-------- Data records --------

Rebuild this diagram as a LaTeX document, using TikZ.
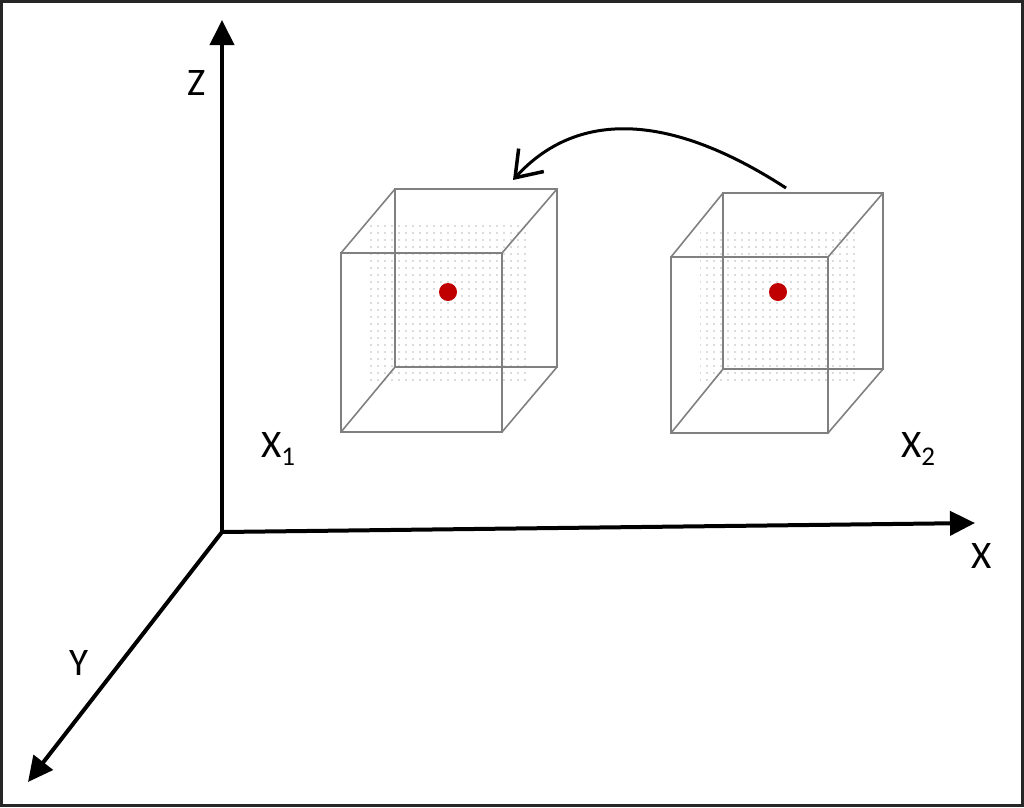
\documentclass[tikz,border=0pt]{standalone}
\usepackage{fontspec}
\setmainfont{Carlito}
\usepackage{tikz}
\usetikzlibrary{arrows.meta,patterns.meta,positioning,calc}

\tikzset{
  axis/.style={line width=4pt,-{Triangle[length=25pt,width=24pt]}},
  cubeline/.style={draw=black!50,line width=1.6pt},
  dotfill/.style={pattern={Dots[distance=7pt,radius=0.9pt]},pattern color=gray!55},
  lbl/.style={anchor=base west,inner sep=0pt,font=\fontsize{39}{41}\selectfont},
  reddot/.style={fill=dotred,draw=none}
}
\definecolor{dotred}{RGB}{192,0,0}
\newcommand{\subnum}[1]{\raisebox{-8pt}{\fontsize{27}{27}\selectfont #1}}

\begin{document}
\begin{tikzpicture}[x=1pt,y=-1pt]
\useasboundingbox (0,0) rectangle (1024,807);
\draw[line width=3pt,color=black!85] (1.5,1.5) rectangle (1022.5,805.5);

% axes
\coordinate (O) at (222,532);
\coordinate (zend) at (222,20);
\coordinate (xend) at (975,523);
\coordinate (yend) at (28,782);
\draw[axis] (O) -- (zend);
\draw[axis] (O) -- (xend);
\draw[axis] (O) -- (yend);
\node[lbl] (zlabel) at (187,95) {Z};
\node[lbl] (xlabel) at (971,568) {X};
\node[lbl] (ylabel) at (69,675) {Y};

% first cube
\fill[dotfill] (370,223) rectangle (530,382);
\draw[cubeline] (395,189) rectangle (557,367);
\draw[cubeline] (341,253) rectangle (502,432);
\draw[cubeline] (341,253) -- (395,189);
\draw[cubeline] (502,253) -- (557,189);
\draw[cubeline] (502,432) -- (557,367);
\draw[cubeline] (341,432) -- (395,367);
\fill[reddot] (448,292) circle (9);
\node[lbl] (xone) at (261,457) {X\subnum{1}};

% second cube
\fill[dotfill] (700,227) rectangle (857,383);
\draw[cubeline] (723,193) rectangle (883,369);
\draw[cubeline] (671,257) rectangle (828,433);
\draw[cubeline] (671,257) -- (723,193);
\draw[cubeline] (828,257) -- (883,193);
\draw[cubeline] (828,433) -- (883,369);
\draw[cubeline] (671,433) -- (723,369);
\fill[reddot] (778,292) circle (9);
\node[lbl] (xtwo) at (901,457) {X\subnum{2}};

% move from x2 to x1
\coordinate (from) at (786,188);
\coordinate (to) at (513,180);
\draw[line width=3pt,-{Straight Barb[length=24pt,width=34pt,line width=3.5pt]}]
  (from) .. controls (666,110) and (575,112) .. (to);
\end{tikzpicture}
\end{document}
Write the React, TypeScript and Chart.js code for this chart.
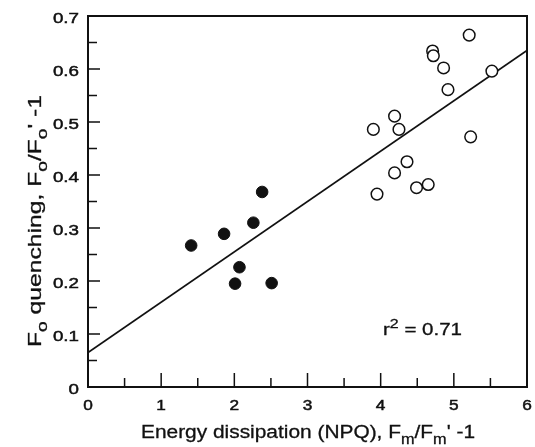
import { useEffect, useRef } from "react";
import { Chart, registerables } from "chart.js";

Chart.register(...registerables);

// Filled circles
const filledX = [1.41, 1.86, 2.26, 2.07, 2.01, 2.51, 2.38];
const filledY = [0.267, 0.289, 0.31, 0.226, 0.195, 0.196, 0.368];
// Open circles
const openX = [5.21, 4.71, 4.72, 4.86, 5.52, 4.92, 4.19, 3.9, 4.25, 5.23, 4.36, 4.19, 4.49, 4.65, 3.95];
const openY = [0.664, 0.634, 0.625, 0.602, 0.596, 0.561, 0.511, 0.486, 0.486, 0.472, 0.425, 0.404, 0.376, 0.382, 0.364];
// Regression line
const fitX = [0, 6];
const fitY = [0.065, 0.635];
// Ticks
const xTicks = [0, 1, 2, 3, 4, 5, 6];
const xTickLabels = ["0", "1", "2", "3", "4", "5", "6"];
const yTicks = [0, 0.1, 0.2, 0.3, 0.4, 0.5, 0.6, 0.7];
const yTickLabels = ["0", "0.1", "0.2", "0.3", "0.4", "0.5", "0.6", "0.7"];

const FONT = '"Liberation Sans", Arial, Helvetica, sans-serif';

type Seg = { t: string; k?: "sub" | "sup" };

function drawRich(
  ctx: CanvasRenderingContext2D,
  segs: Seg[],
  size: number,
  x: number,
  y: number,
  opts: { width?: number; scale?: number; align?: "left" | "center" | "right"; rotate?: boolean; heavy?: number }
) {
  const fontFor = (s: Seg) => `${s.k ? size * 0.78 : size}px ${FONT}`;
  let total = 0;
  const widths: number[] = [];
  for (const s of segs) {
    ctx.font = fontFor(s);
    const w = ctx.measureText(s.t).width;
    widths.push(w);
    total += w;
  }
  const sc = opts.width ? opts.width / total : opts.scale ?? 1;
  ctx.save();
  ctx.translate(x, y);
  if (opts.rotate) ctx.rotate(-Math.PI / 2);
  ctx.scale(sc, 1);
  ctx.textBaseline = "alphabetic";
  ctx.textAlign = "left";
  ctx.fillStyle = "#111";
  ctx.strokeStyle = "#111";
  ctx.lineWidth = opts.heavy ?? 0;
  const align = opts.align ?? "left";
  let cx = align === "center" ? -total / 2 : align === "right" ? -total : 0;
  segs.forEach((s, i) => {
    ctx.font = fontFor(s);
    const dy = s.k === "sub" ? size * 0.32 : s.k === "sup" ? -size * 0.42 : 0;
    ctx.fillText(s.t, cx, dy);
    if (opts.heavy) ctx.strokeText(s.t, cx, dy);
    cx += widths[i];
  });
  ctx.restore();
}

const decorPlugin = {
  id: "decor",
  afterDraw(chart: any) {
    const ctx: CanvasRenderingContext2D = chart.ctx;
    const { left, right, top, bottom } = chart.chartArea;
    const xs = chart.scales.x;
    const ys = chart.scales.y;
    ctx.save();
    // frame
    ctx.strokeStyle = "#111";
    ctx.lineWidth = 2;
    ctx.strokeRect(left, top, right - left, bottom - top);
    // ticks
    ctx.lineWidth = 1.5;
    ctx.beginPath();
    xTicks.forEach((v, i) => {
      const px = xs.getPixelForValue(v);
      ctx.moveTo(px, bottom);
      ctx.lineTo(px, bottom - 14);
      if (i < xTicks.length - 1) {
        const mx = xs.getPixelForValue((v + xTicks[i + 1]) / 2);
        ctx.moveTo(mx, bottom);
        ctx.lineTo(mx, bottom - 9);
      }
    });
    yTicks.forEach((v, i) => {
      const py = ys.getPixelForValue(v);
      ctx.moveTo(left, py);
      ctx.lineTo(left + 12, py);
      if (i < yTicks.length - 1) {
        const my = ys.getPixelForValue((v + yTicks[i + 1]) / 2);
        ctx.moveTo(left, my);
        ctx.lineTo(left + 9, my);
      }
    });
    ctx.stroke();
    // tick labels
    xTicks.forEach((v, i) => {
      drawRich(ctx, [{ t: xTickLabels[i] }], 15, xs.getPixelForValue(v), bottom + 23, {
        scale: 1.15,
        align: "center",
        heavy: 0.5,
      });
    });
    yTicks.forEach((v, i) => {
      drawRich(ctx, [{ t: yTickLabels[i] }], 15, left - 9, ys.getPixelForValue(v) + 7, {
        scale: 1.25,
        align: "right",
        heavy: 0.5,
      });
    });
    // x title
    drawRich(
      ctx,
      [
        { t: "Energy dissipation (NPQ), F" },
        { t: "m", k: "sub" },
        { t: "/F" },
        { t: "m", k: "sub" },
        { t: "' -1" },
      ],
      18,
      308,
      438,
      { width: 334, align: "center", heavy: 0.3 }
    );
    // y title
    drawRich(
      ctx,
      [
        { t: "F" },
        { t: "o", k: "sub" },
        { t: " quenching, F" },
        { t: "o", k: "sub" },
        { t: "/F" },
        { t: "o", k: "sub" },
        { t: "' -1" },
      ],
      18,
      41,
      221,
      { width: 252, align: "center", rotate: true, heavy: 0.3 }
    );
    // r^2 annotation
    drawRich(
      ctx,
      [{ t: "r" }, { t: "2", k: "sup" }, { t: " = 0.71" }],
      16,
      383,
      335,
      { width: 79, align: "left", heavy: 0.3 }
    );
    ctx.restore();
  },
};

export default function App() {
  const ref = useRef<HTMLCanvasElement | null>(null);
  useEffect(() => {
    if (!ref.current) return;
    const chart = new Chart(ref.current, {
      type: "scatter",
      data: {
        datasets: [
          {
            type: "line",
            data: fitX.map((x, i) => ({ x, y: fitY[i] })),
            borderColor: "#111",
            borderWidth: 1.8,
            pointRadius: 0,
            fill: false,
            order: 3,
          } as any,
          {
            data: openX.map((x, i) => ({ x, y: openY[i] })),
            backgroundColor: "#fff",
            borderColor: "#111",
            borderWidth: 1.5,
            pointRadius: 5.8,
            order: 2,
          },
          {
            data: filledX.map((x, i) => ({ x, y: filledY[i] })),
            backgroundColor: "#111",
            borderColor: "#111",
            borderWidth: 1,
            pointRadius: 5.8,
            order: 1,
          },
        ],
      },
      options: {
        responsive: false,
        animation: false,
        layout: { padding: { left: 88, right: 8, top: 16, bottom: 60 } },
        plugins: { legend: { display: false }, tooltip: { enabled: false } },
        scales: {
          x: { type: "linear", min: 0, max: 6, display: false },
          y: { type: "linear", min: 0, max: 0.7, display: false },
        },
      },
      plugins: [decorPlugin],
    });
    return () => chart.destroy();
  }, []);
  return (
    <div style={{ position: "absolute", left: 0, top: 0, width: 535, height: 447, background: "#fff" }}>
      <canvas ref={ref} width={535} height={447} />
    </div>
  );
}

--------

:: Given problem ::
Count the lines of the material that include the word "this", then report only the total.

:: Exercise result ::
2